• **Work to do**
Restate the listing that follows word for word, without its pictures.

====

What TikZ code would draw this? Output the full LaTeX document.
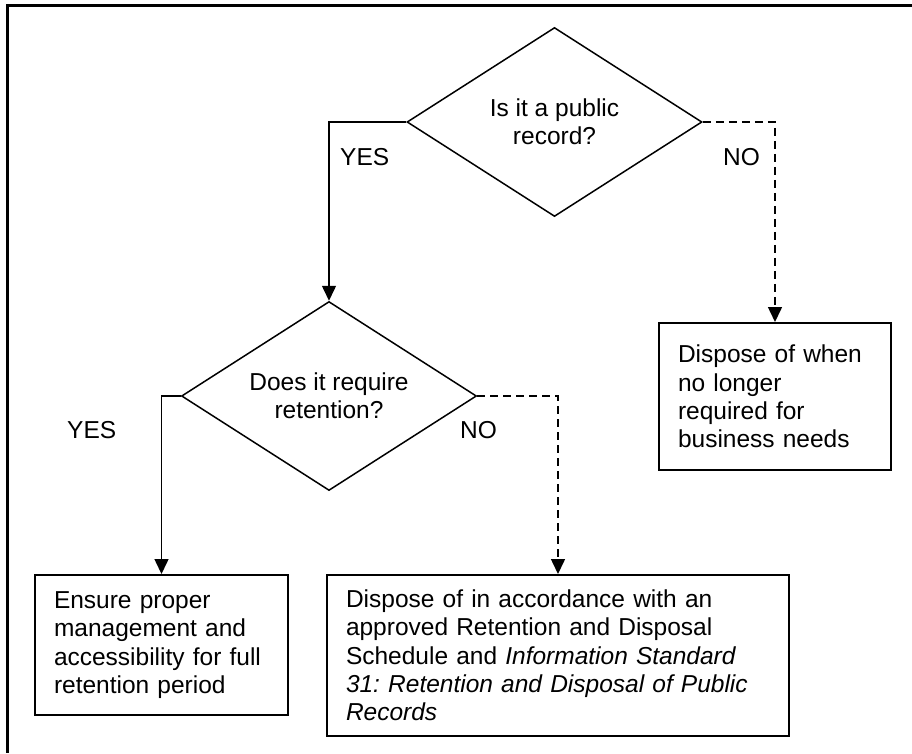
\documentclass[tikz,border=0pt]{standalone}
\usepackage{fontspec}
\setmainfont{Liberation Sans}
\usetikzlibrary{shapes.geometric,arrows.meta}
\frenchspacing
\begin{document}
\begin{tikzpicture}[x=1pt,y=-1pt,
  txt/.style={font=\fontsize{24.5pt}{28.3pt}\selectfont\frenchspacing},
  decision/.style={txt,draw,diamond,shape aspect=1.56,minimum width=295pt,minimum height=189pt,inner sep=0pt,align=center,line width=1.5pt},
  box/.style={txt,draw,rectangle,line width=2pt,anchor=north west,align=left,inner xsep=19pt,inner ysep=0pt},
  lbl/.style={txt,anchor=base west,inner sep=0pt},
  conn/.style={line width=1.5pt,-{Triangle[length=15pt,width=14pt]}},
  noconn/.style={conn,dash pattern=on 8pt off 5pt}
]
\useasboundingbox (0,0) rectangle (912,753);
\draw[line width=2.2pt] (912,5.5) -- (7.5,5.5) -- (7.5,753);

\node[decision] (q1) at (554.5,122) {Is it a public\\record?};
\node[decision] (q2) at (329,396) {Does it require\\retention?};

\node[box,minimum width=253pt,minimum height=140pt,text width=215pt] (b1) at (34,574)
  {Ensure proper\\management and\\accessibility for full\\retention period};
\node[box,minimum width=462pt,minimum height=161pt,text width=424pt] (b2) at (326,574)
  {Dispose of in accordance with an\\approved Retention and Disposal\\Schedule and {\itshape Information Standard}\\{\itshape 31: Retention and Disposal of Public}\\{\itshape Records}};
\node[box,minimum width=232pt,minimum height=147pt,text width=194pt] (b3) at (658,322)
  {Dispose of when\\no longer\\required for\\business needs};

\draw[conn] (q1.west) -| (q2.north);
\draw[noconn] (q1.east) -| (b3.north);
\draw[conn] (q2.west) -| (b1.north);
\draw[noconn] (q2.east) -| (b2.north);

\node[lbl] (y1) at (340,165) {YES};
\node[lbl] (n1) at (723,165) {NO};
\node[lbl] (y2) at (67,438) {YES};
\node[lbl] (n2) at (460,438) {NO};
\end{tikzpicture}
\end{document}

====

• **Result of this exercise**
What TikZ code would draw this? Output the full LaTeX document.
\documentclass[tikz,border=0pt]{standalone}
\usepackage{fontspec}
\setmainfont{Liberation Sans}
\usetikzlibrary{shapes.geometric,arrows.meta}
\frenchspacing
\begin{document}
\begin{tikzpicture}[x=1pt,y=-1pt,
  txt/.style={font=\fontsize{24.5pt}{28.3pt}\selectfont\frenchspacing},
  decision/.style={txt,draw,diamond,shape aspect=1.56,minimum width=295pt,minimum height=189pt,inner sep=0pt,align=center,line width=1.5pt},
  box/.style={txt,draw,rectangle,line width=2pt,anchor=north west,align=left,inner xsep=19pt,inner ysep=0pt},
  lbl/.style={txt,anchor=base west,inner sep=0pt},
  conn/.style={line width=1.5pt,-{Triangle[length=15pt,width=14pt]}},
  noconn/.style={conn,dash pattern=on 8pt off 5pt}
]
\useasboundingbox (0,0) rectangle (912,753);
\draw[line width=2.2pt] (912,5.5) -- (7.5,5.5) -- (7.5,753);

\node[decision] (q1) at (554.5,122) {Is it a public\\record?};
\node[decision] (q2) at (329,396) {Does it require\\retention?};

\node[box,minimum width=253pt,minimum height=140pt,text width=215pt] (b1) at (34,574)
  {Ensure proper\\management and\\accessibility for full\\retention period};
\node[box,minimum width=462pt,minimum height=161pt,text width=424pt] (b2) at (326,574)
  {Dispose of in accordance with an\\approved Retention and Disposal\\Schedule and {\itshape Information Standard}\\{\itshape 31: Retention and Disposal of Public}\\{\itshape Records}};
\node[box,minimum width=232pt,minimum height=147pt,text width=194pt] (b3) at (658,322)
  {Dispose of when\\no longer\\required for\\business needs};

\draw[conn] (q1.west) -| (q2.north);
\draw[noconn] (q1.east) -| (b3.north);
\draw[conn] (q2.west) -| (b1.north);
\draw[noconn] (q2.east) -| (b2.north);

\node[lbl] (y1) at (340,165) {YES};
\node[lbl] (n1) at (723,165) {NO};
\node[lbl] (y2) at (67,438) {YES};
\node[lbl] (n2) at (460,438) {NO};
\end{tikzpicture}
\end{document}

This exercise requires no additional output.